* _EXTRACTED MATERIAL_
--------

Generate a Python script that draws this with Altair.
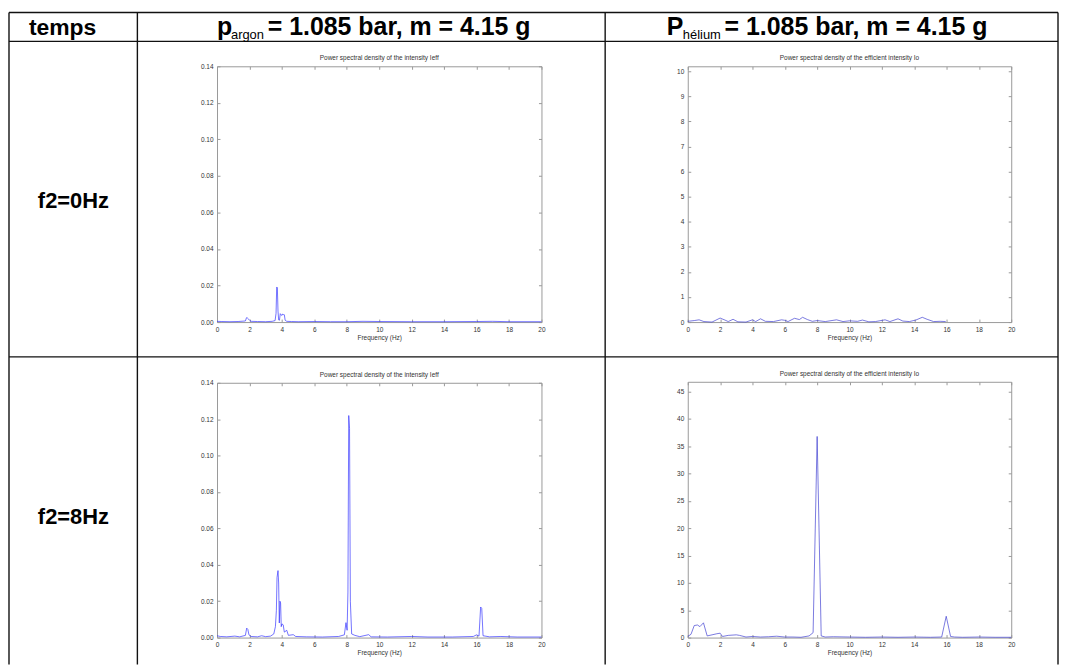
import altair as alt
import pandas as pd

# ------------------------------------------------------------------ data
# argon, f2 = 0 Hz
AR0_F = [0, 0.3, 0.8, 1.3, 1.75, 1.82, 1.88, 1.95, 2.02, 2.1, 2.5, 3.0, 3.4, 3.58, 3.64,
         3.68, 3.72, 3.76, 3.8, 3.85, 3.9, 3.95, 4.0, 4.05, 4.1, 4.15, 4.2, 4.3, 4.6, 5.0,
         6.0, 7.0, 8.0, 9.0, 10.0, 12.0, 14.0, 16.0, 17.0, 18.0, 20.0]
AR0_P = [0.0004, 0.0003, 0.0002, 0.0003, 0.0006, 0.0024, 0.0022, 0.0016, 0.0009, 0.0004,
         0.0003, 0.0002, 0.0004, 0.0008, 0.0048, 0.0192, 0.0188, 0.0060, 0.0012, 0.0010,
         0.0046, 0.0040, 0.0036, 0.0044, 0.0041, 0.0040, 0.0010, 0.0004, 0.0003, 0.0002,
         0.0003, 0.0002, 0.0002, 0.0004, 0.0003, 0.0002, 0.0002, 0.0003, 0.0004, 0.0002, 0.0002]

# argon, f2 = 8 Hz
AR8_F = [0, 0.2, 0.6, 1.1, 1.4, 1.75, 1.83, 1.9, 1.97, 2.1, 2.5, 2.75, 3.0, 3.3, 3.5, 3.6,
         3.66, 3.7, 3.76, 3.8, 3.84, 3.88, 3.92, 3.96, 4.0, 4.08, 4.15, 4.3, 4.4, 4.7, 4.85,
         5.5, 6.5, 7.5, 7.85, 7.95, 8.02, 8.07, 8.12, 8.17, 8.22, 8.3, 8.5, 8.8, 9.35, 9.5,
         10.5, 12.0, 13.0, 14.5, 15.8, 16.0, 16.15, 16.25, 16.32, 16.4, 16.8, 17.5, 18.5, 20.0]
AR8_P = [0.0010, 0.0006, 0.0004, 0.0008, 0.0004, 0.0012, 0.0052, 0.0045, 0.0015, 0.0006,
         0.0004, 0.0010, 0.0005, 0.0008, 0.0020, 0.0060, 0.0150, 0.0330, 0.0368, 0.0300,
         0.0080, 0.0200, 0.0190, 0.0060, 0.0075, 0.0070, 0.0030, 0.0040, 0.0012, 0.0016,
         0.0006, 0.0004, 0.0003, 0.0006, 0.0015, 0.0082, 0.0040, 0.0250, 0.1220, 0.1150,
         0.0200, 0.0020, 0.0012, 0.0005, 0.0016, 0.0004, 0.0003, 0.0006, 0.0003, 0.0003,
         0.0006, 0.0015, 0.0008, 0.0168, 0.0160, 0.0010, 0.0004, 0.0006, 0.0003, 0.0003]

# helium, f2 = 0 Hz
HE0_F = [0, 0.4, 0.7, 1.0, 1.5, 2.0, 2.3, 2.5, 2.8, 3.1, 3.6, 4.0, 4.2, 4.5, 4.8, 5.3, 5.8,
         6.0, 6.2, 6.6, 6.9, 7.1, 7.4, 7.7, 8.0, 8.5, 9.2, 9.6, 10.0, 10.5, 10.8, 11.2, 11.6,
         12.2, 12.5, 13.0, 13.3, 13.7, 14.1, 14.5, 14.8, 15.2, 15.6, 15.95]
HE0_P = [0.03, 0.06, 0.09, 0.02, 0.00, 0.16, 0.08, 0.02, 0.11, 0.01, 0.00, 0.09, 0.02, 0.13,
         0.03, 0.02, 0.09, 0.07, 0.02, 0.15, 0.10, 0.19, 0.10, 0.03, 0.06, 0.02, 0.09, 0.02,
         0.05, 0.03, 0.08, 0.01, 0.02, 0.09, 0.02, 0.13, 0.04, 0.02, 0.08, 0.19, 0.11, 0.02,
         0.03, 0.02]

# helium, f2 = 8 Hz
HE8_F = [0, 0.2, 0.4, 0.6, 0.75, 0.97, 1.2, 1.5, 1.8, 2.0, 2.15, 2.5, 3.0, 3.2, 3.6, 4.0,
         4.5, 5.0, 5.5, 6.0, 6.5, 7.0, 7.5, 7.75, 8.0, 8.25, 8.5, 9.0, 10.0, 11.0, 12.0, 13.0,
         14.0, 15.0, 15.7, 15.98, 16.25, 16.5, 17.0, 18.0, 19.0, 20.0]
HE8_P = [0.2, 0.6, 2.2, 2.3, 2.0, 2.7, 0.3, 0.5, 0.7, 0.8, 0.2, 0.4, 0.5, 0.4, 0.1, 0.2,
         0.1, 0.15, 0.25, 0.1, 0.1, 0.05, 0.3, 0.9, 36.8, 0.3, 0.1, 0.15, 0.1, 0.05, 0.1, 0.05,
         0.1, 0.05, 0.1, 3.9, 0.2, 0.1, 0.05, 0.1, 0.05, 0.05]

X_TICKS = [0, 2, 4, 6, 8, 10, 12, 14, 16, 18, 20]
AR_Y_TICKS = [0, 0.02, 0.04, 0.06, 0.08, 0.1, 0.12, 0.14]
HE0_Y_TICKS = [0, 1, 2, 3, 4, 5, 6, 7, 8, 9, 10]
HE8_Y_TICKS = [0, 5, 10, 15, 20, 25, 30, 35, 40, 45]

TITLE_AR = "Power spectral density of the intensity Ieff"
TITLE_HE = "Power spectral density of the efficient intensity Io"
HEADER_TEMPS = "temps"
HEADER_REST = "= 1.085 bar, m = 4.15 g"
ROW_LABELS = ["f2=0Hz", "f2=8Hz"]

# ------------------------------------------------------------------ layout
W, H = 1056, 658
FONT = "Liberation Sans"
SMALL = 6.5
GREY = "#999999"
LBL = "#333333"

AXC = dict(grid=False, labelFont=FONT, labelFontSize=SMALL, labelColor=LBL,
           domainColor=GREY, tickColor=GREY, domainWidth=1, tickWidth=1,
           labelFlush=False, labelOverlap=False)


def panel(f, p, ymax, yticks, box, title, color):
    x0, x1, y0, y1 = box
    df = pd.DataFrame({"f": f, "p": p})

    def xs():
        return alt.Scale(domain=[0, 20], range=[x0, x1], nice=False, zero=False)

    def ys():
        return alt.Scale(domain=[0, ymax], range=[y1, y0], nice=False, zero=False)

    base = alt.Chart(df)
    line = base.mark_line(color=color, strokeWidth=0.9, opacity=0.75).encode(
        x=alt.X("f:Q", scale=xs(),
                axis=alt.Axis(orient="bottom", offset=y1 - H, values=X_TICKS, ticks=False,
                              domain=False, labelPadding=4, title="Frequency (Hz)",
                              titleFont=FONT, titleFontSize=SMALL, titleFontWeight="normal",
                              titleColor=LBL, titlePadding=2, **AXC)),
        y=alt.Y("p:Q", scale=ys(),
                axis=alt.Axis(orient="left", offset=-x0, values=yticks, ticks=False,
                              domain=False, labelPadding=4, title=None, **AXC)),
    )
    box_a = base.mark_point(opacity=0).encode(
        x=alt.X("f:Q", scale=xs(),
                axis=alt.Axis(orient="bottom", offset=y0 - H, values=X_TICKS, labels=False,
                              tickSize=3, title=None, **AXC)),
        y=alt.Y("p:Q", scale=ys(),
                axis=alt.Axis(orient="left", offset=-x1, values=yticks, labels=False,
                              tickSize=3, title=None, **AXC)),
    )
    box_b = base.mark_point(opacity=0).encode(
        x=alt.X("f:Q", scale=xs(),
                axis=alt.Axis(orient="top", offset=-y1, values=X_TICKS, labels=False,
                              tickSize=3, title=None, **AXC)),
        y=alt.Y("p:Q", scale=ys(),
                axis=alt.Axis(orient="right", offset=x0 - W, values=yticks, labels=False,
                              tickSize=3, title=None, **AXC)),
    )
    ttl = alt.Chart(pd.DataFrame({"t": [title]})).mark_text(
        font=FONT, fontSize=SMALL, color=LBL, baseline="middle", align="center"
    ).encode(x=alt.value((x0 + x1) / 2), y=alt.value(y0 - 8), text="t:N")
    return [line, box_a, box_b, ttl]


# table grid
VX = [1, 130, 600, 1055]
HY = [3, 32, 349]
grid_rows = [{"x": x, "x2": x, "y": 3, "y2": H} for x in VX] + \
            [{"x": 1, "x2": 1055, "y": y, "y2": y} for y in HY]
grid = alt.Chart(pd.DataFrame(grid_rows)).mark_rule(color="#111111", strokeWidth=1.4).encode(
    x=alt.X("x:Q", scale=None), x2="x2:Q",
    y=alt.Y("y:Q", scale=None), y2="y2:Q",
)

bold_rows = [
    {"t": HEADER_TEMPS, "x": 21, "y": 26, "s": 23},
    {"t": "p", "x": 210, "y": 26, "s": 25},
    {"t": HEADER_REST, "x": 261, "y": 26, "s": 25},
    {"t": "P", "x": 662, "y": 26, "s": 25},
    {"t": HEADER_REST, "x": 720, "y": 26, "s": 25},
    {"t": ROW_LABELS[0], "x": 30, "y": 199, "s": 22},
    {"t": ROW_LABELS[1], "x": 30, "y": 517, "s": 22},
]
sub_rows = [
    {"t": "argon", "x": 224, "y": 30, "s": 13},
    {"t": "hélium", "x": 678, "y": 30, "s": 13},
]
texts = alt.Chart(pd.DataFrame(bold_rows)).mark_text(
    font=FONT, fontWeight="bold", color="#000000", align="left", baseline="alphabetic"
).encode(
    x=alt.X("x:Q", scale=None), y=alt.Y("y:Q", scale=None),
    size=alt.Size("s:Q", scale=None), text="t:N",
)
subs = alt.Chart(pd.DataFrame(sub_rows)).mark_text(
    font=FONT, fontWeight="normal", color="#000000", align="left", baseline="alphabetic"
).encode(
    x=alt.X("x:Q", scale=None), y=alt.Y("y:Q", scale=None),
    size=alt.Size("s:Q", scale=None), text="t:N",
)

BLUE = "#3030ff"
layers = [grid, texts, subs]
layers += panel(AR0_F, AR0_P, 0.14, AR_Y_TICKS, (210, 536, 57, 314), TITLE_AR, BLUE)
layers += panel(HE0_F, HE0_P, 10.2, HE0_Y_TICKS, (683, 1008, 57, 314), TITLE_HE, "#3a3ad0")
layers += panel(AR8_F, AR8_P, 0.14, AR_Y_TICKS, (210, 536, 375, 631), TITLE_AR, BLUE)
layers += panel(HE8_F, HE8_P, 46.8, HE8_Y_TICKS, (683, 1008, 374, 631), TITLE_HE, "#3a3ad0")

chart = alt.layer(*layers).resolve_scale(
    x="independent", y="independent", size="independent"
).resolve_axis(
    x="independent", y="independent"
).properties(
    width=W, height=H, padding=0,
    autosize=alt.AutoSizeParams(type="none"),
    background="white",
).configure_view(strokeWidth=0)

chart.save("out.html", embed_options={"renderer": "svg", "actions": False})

--------

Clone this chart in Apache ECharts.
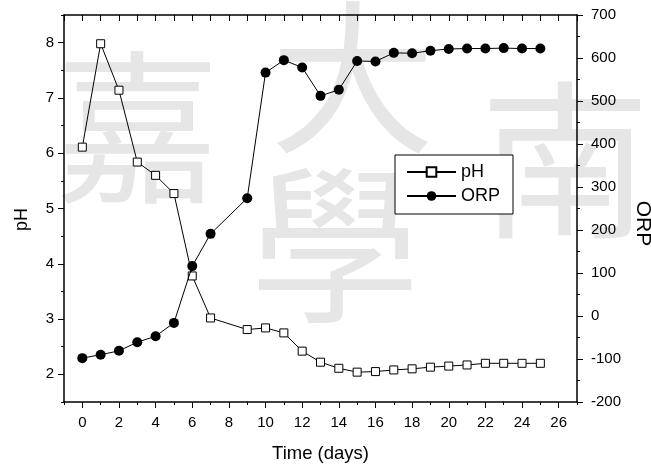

--------

* _GOAL_
Using the data above, print only the lines starting at the one with "Generate a Python" and ending at the one with "import pandas as pd", exactly as they stand, minus the pictures.

* _FINISHED EXERCISE_
Generate a Python script that draws this with Altair.
import altair as alt
import pandas as pd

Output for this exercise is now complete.